Respecting and revering burials of our ancients is a tradition as old as death. The 13th century sage Nachmanides writes of Sarah’s cave, “We are told the exact location as we are obligated to respect the places where our sacred forebears are buried,” but how can we still do so in such contested times? Is this really our priority right now?
It is possible that the cave’s imperfect time-sharing model is a feasible solution for other sites such as the Temple Mount. Or we can take things a step further, with the generosity of those currently in charge, and find other ways to step away from this site a bit more often, focusing on building trust and friendship instead?
What if a shared day of multifaith prayers would be offered at the cave one day a year? One day a week?
What if, as we approach the jubilee of the 1967 war, a year of “release” would be offered to all holy sites – closing them off to all religions, letting them be, giving up the right to cling to graves and channeling all that energy towards our living?
What if some brave Israeli leader will demand that the cave and its neighboring settlement be off limits for Jews? No, it isn’t fair, and the rage will be enormous, but there is larger gain at the end of the day.
These days, with so much violence erupting again, as Messianic apocalyptic messages fill the air, such hopeful visions of peaceful embraces seem farther than ever, even childish and naive. Any leader who will attempt such measures will likely end up like Rabin, whose murder is invoked this week. The Cave Within a Cave, hidden under ground in Hebron, remains a source of separation, a collective unconscious holder of some of the oldest traumas in this ancient land.
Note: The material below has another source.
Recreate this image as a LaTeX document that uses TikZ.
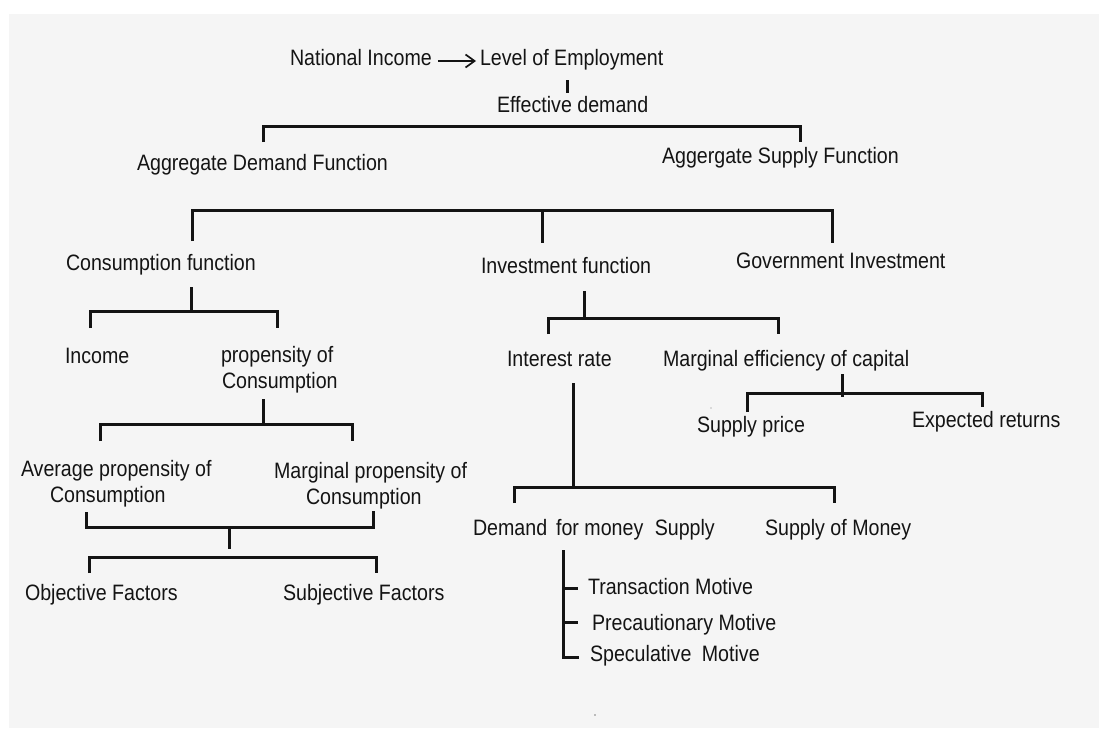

I, for now, in the pursuit of peace, am still staying away. To protest violent privilege I choose to honor the memory of my ancestors from afar, abstaining from prayer or celebration in the place where so much bloodshed keeps fueling the fires of fear. When I’ll be standing at my father’s grave in Jerusalem in a few weeks, I’ll dedicate my prayers to his soul and to the souls of his parents; then I’ll keep extending that prayer out to all those mythic parents who are still “sleeping in Hebron,” asking for the guidance that we need today to honor their memory, respect their legacy, find a better way to be together, and choose life over death for the generations yet to come.